» **Aim of the exercise**: Without including any pictures, write out the listing below exactly.

» **Information shown**:
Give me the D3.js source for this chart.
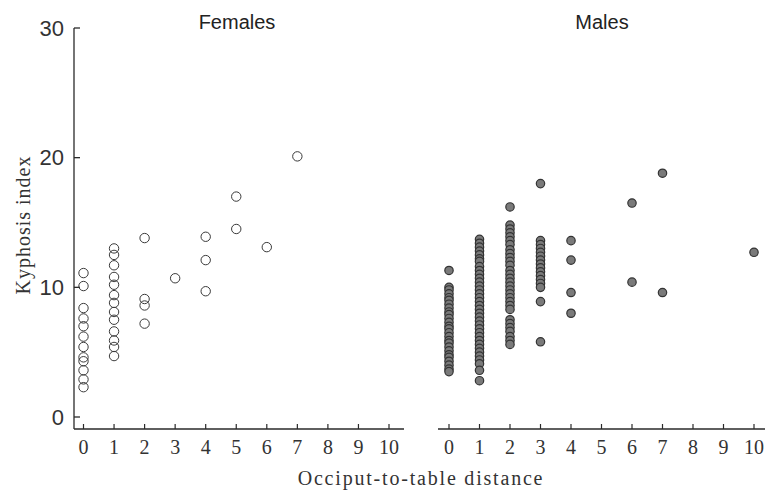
<!DOCTYPE html>
<html>
<head>
<meta charset="utf-8">
<script src="https://cdn.jsdelivr.net/npm/d3@7"></script>
<style>
  body { margin: 0; background: #fff; }
  svg { display: block; }
</style>
</head>
<body>
<svg id="chart" width="765" height="493"></svg>
<script>
// kyphosis index by occiput-to-table distance, one list of values per distance
const distTicks = [0, 1, 2, 3, 4, 5, 6, 7, 8, 9, 10];
const kyphTicks = [0, 10, 20, 30];

const femaleCols = [
  [0, [11.1, 10.1, 8.4, 7.6, 7.0, 6.2, 5.4, 4.6, 4.3, 3.6, 2.9, 2.3]],
  [1, [13.0, 12.5, 11.7, 10.8, 10.2, 9.4, 8.8, 8.1, 7.5, 6.6, 5.9, 5.4, 4.7]],
  [2, [13.8, 9.1, 8.6, 7.2]],
  [3, [10.7]],
  [4, [13.9, 12.1, 9.7]],
  [5, [17.0, 14.5]],
  [6, [13.1]],
  [7, [20.1]]
];

const maleCols = [
  [0, [11.3, 10.0, 9.8, 9.5, 9.2, 9.0, 8.7, 8.4, 8.1, 7.9, 7.6, 7.3, 7.0, 6.8, 6.5, 6.2, 5.9, 5.7, 5.4, 5.1, 4.8, 4.6, 4.3, 4.0, 3.7, 3.5]],
  [1, [13.7, 13.4, 13.1, 12.8, 12.5, 12.2, 12.0, 11.6, 11.3, 11.0, 10.7, 10.4, 10.1, 9.8, 9.5, 9.2, 8.9, 8.6, 8.3, 8.0, 7.7, 7.4, 7.1, 6.8, 6.5, 6.2, 5.9, 5.6, 5.3, 5.0, 4.7, 4.4, 4.1, 3.6, 2.8]],
  [2, [16.2, 14.8, 14.5, 14.2, 13.9, 13.6, 13.3, 12.9, 12.6, 12.3, 12.0, 11.7, 11.3, 11.0, 10.7, 10.4, 10.1, 9.8, 9.5, 9.2, 8.9, 8.6, 8.3, 7.5, 7.2, 6.9, 6.6, 6.2, 5.9, 5.6]],
  [3, [18.0, 13.6, 13.3, 13.0, 12.7, 12.4, 12.1, 11.8, 11.5, 11.2, 10.9, 10.6, 10.3, 10.0, 8.9, 5.8]],
  [4, [13.6, 12.1, 9.6, 8.0]],
  [6, [16.5, 10.4]],
  [7, [18.8, 9.6]],
  [10, [12.7]]
];

function flatten(cols) {
  const pts = [];
  cols.forEach(function(c) {
    c[1].forEach(function(v) { pts.push({ d: c[0], k: v }); });
  });
  return pts;
}

const svg = d3.select("#chart");
const serif = "'Liberation Serif', 'DejaVu Serif', serif";
const sans = "'Liberation Sans', Arial, sans-serif";
const ink = "#2a2a2a";

const y = d3.scaleLinear().domain([0, 30]).range([417, 28]);
const xF = d3.scaleLinear().domain([0, 10]).range([83.5, 389]);
const xM = d3.scaleLinear().domain([0, 10]).range([449, 754]);

const axisY = 429;

// y axis (left panel only), ticks pointing inward
const gy = svg.append("g").attr("transform", "translate(74,0)");
gy.append("line")
  .attr("y1", y(30)).attr("y2", axisY)
  .attr("stroke", ink).attr("stroke-width", 1.3);
gy.selectAll("line.tick").data(kyphTicks).enter().append("line")
  .attr("class", "tick")
  .attr("x1", 0).attr("x2", 6)
  .attr("y1", function(d) { return y(d); }).attr("y2", function(d) { return y(d); })
  .attr("stroke", ink).attr("stroke-width", 1.3);
gy.selectAll("text").data(kyphTicks).enter().append("text")
  .attr("x", -10).attr("y", function(d) { return y(d); })
  .attr("dy", "0.35em")
  .attr("text-anchor", "end")
  .attr("font-family", sans).attr("font-size", 22)
  .attr("fill", "#333")
  .text(function(d) { return d; });

// x axes, one per panel
function xAxis(scale, x0, x1) {
  const g = svg.append("g");
  g.append("line")
    .attr("x1", x0).attr("x2", x1)
    .attr("y1", axisY).attr("y2", axisY)
    .attr("stroke", ink).attr("stroke-width", 1.3);
  g.selectAll("line.tick").data(distTicks).enter().append("line")
    .attr("class", "tick")
    .attr("x1", function(d) { return scale(d); }).attr("x2", function(d) { return scale(d); })
    .attr("y1", axisY).attr("y2", axisY - 5)
    .attr("stroke", ink).attr("stroke-width", 1.2);
  g.selectAll("text").data(distTicks).enter().append("text")
    .attr("x", function(d) { return scale(d); })
    .attr("y", axisY + 18).attr("dy", "0.35em")
    .attr("text-anchor", "middle")
    .attr("font-family", serif).attr("font-size", 20)
    .attr("fill", "#333")
    .text(function(d) { return d; });
}
xAxis(xF, 74, 404);
xAxis(xM, 438, 765);

// females: open circles
svg.append("g").selectAll("circle")
  .data(flatten(femaleCols)).enter().append("circle")
  .attr("cx", function(d) { return xF(d.d); })
  .attr("cy", function(d) { return y(d.k); })
  .attr("r", 4.7)
  .attr("fill", "none")
  .attr("stroke", "#3a3a3a").attr("stroke-width", 1);

// males: filled grey dots
svg.append("g").selectAll("circle")
  .data(flatten(maleCols)).enter().append("circle")
  .attr("cx", function(d) { return xM(d.d); })
  .attr("cy", function(d) { return y(d.k); })
  .attr("r", 4.2)
  .attr("fill", "#7a7a7a")
  .attr("stroke", "#333").attr("stroke-width", 1.2);

// panel titles
svg.append("text")
  .attr("x", 237).attr("y", 22).attr("dy", "0.35em")
  .attr("text-anchor", "middle")
  .attr("font-family", sans).attr("font-size", 20).attr("fill", "#222")
  .text("Females");
svg.append("text")
  .attr("x", 602).attr("y", 22).attr("dy", "0.35em")
  .attr("text-anchor", "middle")
  .attr("font-family", sans).attr("font-size", 20).attr("fill", "#222")
  .text("Males");

// axis titles
svg.append("text")
  .attr("transform", "translate(23,225) rotate(-90)")
  .attr("dy", "0.35em")
  .attr("text-anchor", "middle")
  .attr("font-family", serif).attr("font-size", 20).attr("fill", "#333")
  .attr("letter-spacing", 1)
  .text("Kyphosis index");
svg.append("text")
  .attr("x", 421).attr("y", 478).attr("dy", "0.35em")
  .attr("text-anchor", "middle")
  .attr("font-family", serif).attr("font-size", 20).attr("fill", "#333")
  .attr("letter-spacing", 1.8)
  .text("Occiput-to-table distance");
</script>
</body>
</html>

» **Solved exercise**:
Give me the D3.js source for this chart.
<!DOCTYPE html>
<html>
<head>
<meta charset="utf-8">
<script src="https://cdn.jsdelivr.net/npm/d3@7"></script>
<style>
  body { margin: 0; background: #fff; }
  svg { display: block; }
</style>
</head>
<body>
<svg id="chart" width="765" height="493"></svg>
<script>
// kyphosis index by occiput-to-table distance, one list of values per distance
const distTicks = [0, 1, 2, 3, 4, 5, 6, 7, 8, 9, 10];
const kyphTicks = [0, 10, 20, 30];

const femaleCols = [
  [0, [11.1, 10.1, 8.4, 7.6, 7.0, 6.2, 5.4, 4.6, 4.3, 3.6, 2.9, 2.3]],
  [1, [13.0, 12.5, 11.7, 10.8, 10.2, 9.4, 8.8, 8.1, 7.5, 6.6, 5.9, 5.4, 4.7]],
  [2, [13.8, 9.1, 8.6, 7.2]],
  [3, [10.7]],
  [4, [13.9, 12.1, 9.7]],
  [5, [17.0, 14.5]],
  [6, [13.1]],
  [7, [20.1]]
];

const maleCols = [
  [0, [11.3, 10.0, 9.8, 9.5, 9.2, 9.0, 8.7, 8.4, 8.1, 7.9, 7.6, 7.3, 7.0, 6.8, 6.5, 6.2, 5.9, 5.7, 5.4, 5.1, 4.8, 4.6, 4.3, 4.0, 3.7, 3.5]],
  [1, [13.7, 13.4, 13.1, 12.8, 12.5, 12.2, 12.0, 11.6, 11.3, 11.0, 10.7, 10.4, 10.1, 9.8, 9.5, 9.2, 8.9, 8.6, 8.3, 8.0, 7.7, 7.4, 7.1, 6.8, 6.5, 6.2, 5.9, 5.6, 5.3, 5.0, 4.7, 4.4, 4.1, 3.6, 2.8]],
  [2, [16.2, 14.8, 14.5, 14.2, 13.9, 13.6, 13.3, 12.9, 12.6, 12.3, 12.0, 11.7, 11.3, 11.0, 10.7, 10.4, 10.1, 9.8, 9.5, 9.2, 8.9, 8.6, 8.3, 7.5, 7.2, 6.9, 6.6, 6.2, 5.9, 5.6]],
  [3, [18.0, 13.6, 13.3, 13.0, 12.7, 12.4, 12.1, 11.8, 11.5, 11.2, 10.9, 10.6, 10.3, 10.0, 8.9, 5.8]],
  [4, [13.6, 12.1, 9.6, 8.0]],
  [6, [16.5, 10.4]],
  [7, [18.8, 9.6]],
  [10, [12.7]]
];

function flatten(cols) {
  const pts = [];
  cols.forEach(function(c) {
    c[1].forEach(function(v) { pts.push({ d: c[0], k: v }); });
  });
  return pts;
}

const svg = d3.select("#chart");
const serif = "'Liberation Serif', 'DejaVu Serif', serif";
const sans = "'Liberation Sans', Arial, sans-serif";
const ink = "#2a2a2a";

const y = d3.scaleLinear().domain([0, 30]).range([417, 28]);
const xF = d3.scaleLinear().domain([0, 10]).range([83.5, 389]);
const xM = d3.scaleLinear().domain([0, 10]).range([449, 754]);

const axisY = 429;

// y axis (left panel only), ticks pointing inward
const gy = svg.append("g").attr("transform", "translate(74,0)");
gy.append("line")
  .attr("y1", y(30)).attr("y2", axisY)
  .attr("stroke", ink).attr("stroke-width", 1.3);
gy.selectAll("line.tick").data(kyphTicks).enter().append("line")
  .attr("class", "tick")
  .attr("x1", 0).attr("x2", 6)
  .attr("y1", function(d) { return y(d); }).attr("y2", function(d) { return y(d); })
  .attr("stroke", ink).attr("stroke-width", 1.3);
gy.selectAll("text").data(kyphTicks).enter().append("text")
  .attr("x", -10).attr("y", function(d) { return y(d); })
  .attr("dy", "0.35em")
  .attr("text-anchor", "end")
  .attr("font-family", sans).attr("font-size", 22)
  .attr("fill", "#333")
  .text(function(d) { return d; });

// x axes, one per panel
function xAxis(scale, x0, x1) {
  const g = svg.append("g");
  g.append("line")
    .attr("x1", x0).attr("x2", x1)
    .attr("y1", axisY).attr("y2", axisY)
    .attr("stroke", ink).attr("stroke-width", 1.3);
  g.selectAll("line.tick").data(distTicks).enter().append("line")
    .attr("class", "tick")
    .attr("x1", function(d) { return scale(d); }).attr("x2", function(d) { return scale(d); })
    .attr("y1", axisY).attr("y2", axisY - 5)
    .attr("stroke", ink).attr("stroke-width", 1.2);
  g.selectAll("text").data(distTicks).enter().append("text")
    .attr("x", function(d) { return scale(d); })
    .attr("y", axisY + 18).attr("dy", "0.35em")
    .attr("text-anchor", "middle")
    .attr("font-family", serif).attr("font-size", 20)
    .attr("fill", "#333")
    .text(function(d) { return d; });
}
xAxis(xF, 74, 404);
xAxis(xM, 438, 765);

// females: open circles
svg.append("g").selectAll("circle")
  .data(flatten(femaleCols)).enter().append("circle")
  .attr("cx", function(d) { return xF(d.d); })
  .attr("cy", function(d) { return y(d.k); })
  .attr("r", 4.7)
  .attr("fill", "none")
  .attr("stroke", "#3a3a3a").attr("stroke-width", 1);

// males: filled grey dots
svg.append("g").selectAll("circle")
  .data(flatten(maleCols)).enter().append("circle")
  .attr("cx", function(d) { return xM(d.d); })
  .attr("cy", function(d) { return y(d.k); })
  .attr("r", 4.2)
  .attr("fill", "#7a7a7a")
  .attr("stroke", "#333").attr("stroke-width", 1.2);

// panel titles
svg.append("text")
  .attr("x", 237).attr("y", 22).attr("dy", "0.35em")
  .attr("text-anchor", "middle")
  .attr("font-family", sans).attr("font-size", 20).attr("fill", "#222")
  .text("Females");
svg.append("text")
  .attr("x", 602).attr("y", 22).attr("dy", "0.35em")
  .attr("text-anchor", "middle")
  .attr("font-family", sans).attr("font-size", 20).attr("fill", "#222")
  .text("Males");

// axis titles
svg.append("text")
  .attr("transform", "translate(23,225) rotate(-90)")
  .attr("dy", "0.35em")
  .attr("text-anchor", "middle")
  .attr("font-family", serif).attr("font-size", 20).attr("fill", "#333")
  .attr("letter-spacing", 1)
  .text("Kyphosis index");
svg.append("text")
  .attr("x", 421).attr("y", 478).attr("dy", "0.35em")
  .attr("text-anchor", "middle")
  .attr("font-family", serif).attr("font-size", 20).attr("fill", "#333")
  .attr("letter-spacing", 1.8)
  .text("Occiput-to-table distance");
</script>
</body>
</html>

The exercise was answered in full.